The Jesus Revolution, a veteran’s memoir

The Jesus Generation, by Billy Graham

A friend invited me to go with a group to see the Jesus Revolution movie. I told him sorry, I was busy translating, and then I had to go out of town.

To be honest, I was glad to avoid it. I’m not against the movie, I wish it well and am delighted that an actor of Kelsey Grammar’s stature is involved. But for me, the whole Jesus Movement is a sensitive subject.

Not long ago, one of my old friends posted a picture of our musical group from back around 1975. One of the iterations of the group, that is to say, as our personnel changed a little through the years, anchored by a fairly stable core of four or five guys.

I looked at our young faces in black and white. Long hair. Bell-bottomed jeans. Some (like me) trying to look cool, others being pretty cool in actuality. It was, all things considered, probably the happiest time of my life. These guys were my spiritual brothers, closer to me than anyone has ever been – or is likely to be again – in my life.

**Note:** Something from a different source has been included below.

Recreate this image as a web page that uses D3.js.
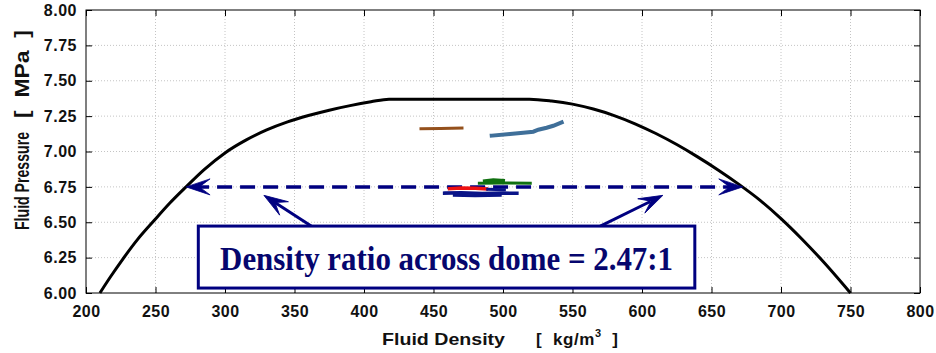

Which makes it all the more painful to remember.

Because 90% of that group – I won’t detail how I break that down – and indeed of all the Christian friends I made back in those days – walked away from the faith we shared. Walked away from believing in the inerrancy of Scripture. Walked away from “One Way.” Followed their church body (or bodies) in sliding toward total cultural assimilation.

It makes it more poignant that – at least as I remember it – the more impressive I found any person as a believer, the more likely they were to apostatize. The ones who seemed really spiritual, the ones who seemed to know their Bibles best, the boldest witnesses, the ones with the most impressive testimonies – the day came almost inevitably when they told me (or more likely I heard second-hand) that they “weren’t into that stuff anymore.”

Which colors my perception of the whole Jesus Movement phenomenon. I haven’t observed that it really left much of a positive impact on our society. America became less Christian in the wake of the movement. My perception (or judgment, perhaps a Pharisaical one) is that people who became Jesus Freaks tended to grow more emotion-based, more subjective in their religion. They slid on into liberalism, and transcendental meditation, and New Age, and whatever else pleased them emotionally. They were converted to “my Jesus,” not the Jesus of Scripture.

I hope other people’s experience was better. I hope the Jesus Revolution movie brings many people to faith. I hope the Asbury Revival proves the spark for a new and better Great Awakening.

How lovely it would be to be wrong in the end.

3 thoughts on “The Jesus Revolution, a veteran’s memoir”

  1. I saw something like that happen too, and also have seen people I’ve known for 45 years or so who have remained in the Faith. This is probably not the forum for discussing possible conclusions to be drawn from my small anecdotal evidence. In any event, people who strayed may be brought back.

  2. Yeah, this is discouraging. I know a few people who did ministry work of different kinds who have rejected the Lord. I guess it shows the narrowness of the road, but I hate it still.